The administration's new 88-page white paper, titled "Financial Regulatory Reform: A New Foundation," focuses more on alterations than true reform. Some of them are useful, like requiring lenders to keep a stake in the loans they make, and requiring banks to keep adequate capital on hand. The bill would also regulate a portion of the problematic financial instruments known as over-the-counter derivatives. But other aspects are ill advised, like giving the Federal Reserve more oversight, creating an uber-regulator, and allowing Wall Street's biggest players to keep their hands in every pot imaginable.

Let's break it down:

The Good

Obama's plan consolidates certain regulatory functions and imposes restrictions on certain securities. The Office of Thrift Supervision, which monitors thrifts and S&Ls, including AIG -- which was misclassified as an S&L even though it operated an insurance company hedge fund -- gets the axe. The duties of OTS and another regulatory body, Office of the Comptroller of the Currency, would go to a new agency called the National Bank Supervisor. Now OTS was an easy target, since few who aren't employed there really care one way or the other. Still, it'll be a while before we know whether the move really does anything to streamline the regulatory system.

A stronger provision of the Obama proposal gives the Federal Deposit Insurance Corporation wider authority over banks on the brink of failure.

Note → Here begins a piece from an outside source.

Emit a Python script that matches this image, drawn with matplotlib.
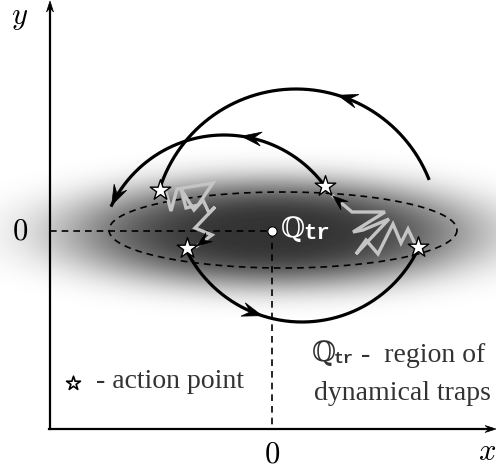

So far, the FDIC has done an excellent job resolving failed banks -- selling their assets, renegotiating loans with consumers -- and bringing them back to health. So giving it additional responsibility makes sense.

Obama's plan would also establish the Consumer Financial Protection Agency to oversee mortgage- and other credit-related consumer products, and to enforce the Community Reinvestment Act, which encourages banks to make loans in disadvantaged areas. If the CFPA is given the enforcement and indictment power of the Securities and Exchange Commission, and actually uses it (unlike the SEC), then so much the better.

Other winners include a proposal to weaken the influence of credit ratings by agencies like Moody's and Standard & Poor's, which helped drive the crisis by downplaying the risk of subprime and other risky securities. Then there's Team Obama's requirement that lenders keep 5 percent of their loan risk on the books rather than selling all of it to Wall Street -- a move that will make lenders think twice before handing half a million bucks to some McDonald's cashier, but one that Wall Street is already fighting.

Another nice idea, though it doesn't stand a snowball's chance in hell, calls for bankers in these complex securities deals to be paid based on the long-term performance of the product, as opposed to simply taking their cut as soon as the deal closes. In practice, though, this would be a bureaucratic nightmare -- policing it would require almost as many regulators as there were bankers involved.